- INPUT RECORDS:
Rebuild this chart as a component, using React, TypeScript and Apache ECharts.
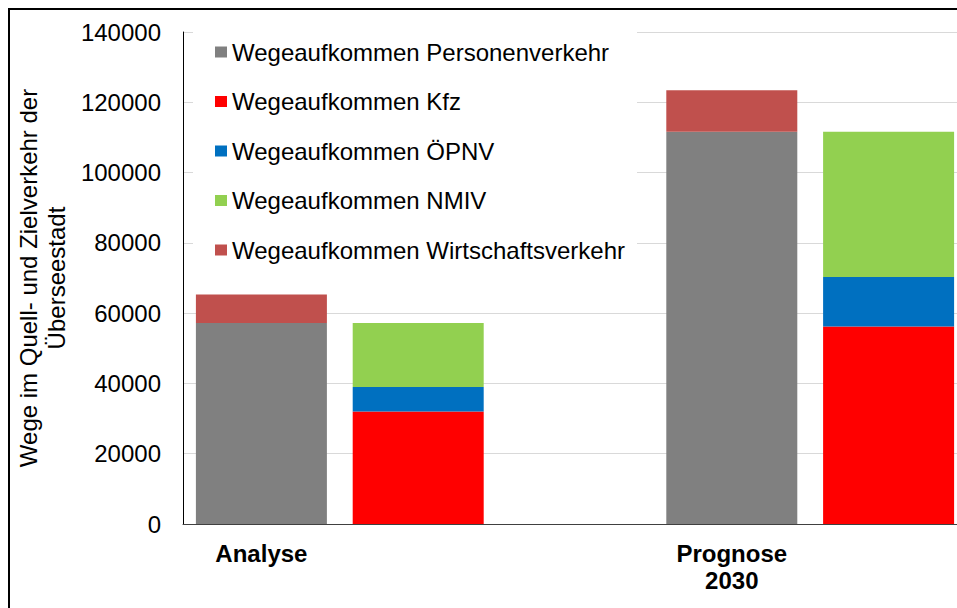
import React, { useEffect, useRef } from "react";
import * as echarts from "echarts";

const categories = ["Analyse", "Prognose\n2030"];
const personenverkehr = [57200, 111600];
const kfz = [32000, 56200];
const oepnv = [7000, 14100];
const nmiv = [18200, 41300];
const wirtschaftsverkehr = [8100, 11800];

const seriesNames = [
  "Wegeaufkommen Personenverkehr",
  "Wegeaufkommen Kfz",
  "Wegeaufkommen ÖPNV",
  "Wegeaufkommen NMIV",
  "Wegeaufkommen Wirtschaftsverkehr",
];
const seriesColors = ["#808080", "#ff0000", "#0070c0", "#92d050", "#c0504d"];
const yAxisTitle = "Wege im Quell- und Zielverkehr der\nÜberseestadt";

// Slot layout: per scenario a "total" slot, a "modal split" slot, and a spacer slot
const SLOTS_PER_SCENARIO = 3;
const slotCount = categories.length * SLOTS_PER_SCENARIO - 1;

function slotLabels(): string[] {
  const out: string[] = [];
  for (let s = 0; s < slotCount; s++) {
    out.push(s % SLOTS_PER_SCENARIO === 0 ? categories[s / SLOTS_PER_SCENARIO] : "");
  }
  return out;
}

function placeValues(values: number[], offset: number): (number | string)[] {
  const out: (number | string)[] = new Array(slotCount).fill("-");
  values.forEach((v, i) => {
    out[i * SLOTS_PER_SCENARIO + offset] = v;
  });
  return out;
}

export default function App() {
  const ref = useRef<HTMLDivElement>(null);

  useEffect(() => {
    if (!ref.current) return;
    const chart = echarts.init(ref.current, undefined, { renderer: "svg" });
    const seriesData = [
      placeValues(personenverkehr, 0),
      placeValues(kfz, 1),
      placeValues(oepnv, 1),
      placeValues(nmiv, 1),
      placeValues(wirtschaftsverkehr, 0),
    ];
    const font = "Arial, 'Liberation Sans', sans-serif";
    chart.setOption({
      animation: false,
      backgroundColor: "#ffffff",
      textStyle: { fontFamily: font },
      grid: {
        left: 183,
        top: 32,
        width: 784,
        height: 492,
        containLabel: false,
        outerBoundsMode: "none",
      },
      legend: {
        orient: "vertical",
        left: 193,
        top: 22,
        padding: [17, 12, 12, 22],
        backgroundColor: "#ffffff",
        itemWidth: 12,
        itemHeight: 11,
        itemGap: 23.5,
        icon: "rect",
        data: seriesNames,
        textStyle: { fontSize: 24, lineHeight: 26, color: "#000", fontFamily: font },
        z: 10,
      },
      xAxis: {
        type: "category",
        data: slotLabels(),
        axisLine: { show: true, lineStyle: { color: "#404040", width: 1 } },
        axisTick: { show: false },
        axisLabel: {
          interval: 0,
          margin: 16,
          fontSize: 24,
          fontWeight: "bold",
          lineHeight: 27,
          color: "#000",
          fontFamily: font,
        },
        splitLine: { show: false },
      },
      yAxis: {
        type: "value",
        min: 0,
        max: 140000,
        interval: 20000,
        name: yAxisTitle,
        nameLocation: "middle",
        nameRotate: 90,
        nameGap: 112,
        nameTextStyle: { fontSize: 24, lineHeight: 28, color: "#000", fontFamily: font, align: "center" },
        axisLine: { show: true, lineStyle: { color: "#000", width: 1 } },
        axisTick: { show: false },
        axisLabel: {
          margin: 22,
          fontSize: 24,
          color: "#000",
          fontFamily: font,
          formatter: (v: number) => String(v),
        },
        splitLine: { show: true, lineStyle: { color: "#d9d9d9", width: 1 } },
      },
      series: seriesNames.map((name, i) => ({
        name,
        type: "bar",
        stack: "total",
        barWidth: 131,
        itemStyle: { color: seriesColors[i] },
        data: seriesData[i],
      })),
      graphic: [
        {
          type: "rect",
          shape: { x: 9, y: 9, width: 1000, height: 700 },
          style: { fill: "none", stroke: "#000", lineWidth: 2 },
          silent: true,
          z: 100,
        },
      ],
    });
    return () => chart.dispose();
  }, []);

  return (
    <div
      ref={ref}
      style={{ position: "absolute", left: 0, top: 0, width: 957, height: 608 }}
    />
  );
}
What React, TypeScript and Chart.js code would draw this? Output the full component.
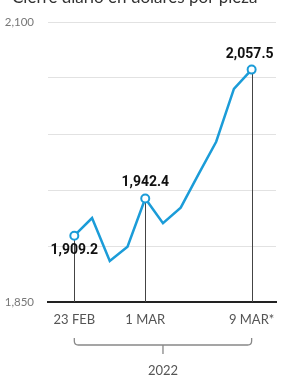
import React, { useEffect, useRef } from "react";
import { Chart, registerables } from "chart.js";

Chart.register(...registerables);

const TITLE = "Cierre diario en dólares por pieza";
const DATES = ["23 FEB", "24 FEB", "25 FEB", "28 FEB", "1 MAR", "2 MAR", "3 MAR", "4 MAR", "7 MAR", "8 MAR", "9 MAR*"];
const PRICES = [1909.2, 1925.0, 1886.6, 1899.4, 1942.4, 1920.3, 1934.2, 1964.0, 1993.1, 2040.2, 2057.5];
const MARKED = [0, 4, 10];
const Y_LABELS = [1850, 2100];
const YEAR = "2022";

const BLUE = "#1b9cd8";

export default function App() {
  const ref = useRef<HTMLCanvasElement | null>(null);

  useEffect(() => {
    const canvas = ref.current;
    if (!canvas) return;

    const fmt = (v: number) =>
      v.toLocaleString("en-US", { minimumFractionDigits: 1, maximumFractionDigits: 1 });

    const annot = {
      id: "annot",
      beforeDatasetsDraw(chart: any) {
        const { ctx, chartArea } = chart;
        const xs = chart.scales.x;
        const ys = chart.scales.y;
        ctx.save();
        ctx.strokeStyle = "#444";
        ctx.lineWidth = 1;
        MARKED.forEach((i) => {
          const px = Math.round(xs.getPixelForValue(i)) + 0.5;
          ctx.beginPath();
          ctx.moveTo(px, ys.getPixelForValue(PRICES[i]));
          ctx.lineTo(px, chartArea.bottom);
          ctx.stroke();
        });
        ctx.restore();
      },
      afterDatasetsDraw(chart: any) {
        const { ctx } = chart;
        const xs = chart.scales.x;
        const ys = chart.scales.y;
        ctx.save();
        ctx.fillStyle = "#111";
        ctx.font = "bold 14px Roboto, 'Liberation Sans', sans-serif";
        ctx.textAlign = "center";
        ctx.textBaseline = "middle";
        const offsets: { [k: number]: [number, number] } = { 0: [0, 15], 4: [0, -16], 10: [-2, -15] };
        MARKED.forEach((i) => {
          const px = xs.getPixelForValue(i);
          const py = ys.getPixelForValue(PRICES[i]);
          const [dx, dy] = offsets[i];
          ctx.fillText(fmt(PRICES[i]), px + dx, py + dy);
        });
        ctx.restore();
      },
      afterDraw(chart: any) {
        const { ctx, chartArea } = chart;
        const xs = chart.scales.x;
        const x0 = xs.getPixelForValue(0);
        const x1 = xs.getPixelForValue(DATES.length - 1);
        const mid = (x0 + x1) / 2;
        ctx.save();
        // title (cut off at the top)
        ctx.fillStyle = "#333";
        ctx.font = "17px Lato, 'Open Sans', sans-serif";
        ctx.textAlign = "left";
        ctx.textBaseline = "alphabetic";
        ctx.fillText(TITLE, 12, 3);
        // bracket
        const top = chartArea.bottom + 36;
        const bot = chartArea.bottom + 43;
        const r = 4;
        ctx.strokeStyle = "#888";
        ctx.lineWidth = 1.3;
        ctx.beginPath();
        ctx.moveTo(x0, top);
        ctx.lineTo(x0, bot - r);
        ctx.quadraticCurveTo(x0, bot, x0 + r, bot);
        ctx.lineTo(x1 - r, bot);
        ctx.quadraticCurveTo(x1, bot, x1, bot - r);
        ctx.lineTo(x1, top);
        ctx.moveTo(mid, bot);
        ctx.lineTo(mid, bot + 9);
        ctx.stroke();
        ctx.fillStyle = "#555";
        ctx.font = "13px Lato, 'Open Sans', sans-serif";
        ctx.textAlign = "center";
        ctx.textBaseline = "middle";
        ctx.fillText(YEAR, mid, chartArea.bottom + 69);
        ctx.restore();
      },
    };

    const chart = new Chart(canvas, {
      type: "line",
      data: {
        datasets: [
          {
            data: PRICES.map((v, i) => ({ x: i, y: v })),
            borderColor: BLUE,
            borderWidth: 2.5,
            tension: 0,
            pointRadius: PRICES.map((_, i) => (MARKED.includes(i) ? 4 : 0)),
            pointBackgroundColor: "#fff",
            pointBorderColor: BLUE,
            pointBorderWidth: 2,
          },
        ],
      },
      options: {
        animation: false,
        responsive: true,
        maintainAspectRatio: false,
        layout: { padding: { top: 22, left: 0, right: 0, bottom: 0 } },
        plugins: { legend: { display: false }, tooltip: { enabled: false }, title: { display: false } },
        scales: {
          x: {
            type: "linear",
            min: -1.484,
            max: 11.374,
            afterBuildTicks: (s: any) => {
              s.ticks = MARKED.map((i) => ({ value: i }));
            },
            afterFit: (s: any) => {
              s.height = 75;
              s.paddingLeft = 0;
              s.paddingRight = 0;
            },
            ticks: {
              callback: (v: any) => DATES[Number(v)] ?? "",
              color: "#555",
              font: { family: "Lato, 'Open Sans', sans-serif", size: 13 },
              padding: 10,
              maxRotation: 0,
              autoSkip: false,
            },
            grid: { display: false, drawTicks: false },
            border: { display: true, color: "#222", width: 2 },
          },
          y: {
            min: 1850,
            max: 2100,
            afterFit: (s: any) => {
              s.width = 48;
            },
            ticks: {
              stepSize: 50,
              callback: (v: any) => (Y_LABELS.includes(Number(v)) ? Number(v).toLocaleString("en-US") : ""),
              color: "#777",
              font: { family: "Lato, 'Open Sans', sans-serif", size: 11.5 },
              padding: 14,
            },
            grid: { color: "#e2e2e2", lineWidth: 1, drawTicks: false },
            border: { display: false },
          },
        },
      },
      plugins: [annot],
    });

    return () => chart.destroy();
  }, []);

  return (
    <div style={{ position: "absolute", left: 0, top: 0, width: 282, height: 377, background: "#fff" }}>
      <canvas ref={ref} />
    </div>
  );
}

- WHAT THIS TASK INVOLVES:
Transcribe exactly, please, the lines between the start of the records above and the line holding "im Quell- und", counting both of those lines and omitting pictures.

- FINISHED EXERCISE:
Rebuild this chart as a component, using React, TypeScript and Apache ECharts.
import React, { useEffect, useRef } from "react";
import * as echarts from "echarts";

const categories = ["Analyse", "Prognose\n2030"];
const personenverkehr = [57200, 111600];
const kfz = [32000, 56200];
const oepnv = [7000, 14100];
const nmiv = [18200, 41300];
const wirtschaftsverkehr = [8100, 11800];

const seriesNames = [
  "Wegeaufkommen Personenverkehr",
  "Wegeaufkommen Kfz",
  "Wegeaufkommen ÖPNV",
  "Wegeaufkommen NMIV",
  "Wegeaufkommen Wirtschaftsverkehr",
];
const seriesColors = ["#808080", "#ff0000", "#0070c0", "#92d050", "#c0504d"];
const yAxisTitle = "Wege im Quell- und Zielverkehr der\nÜberseestadt";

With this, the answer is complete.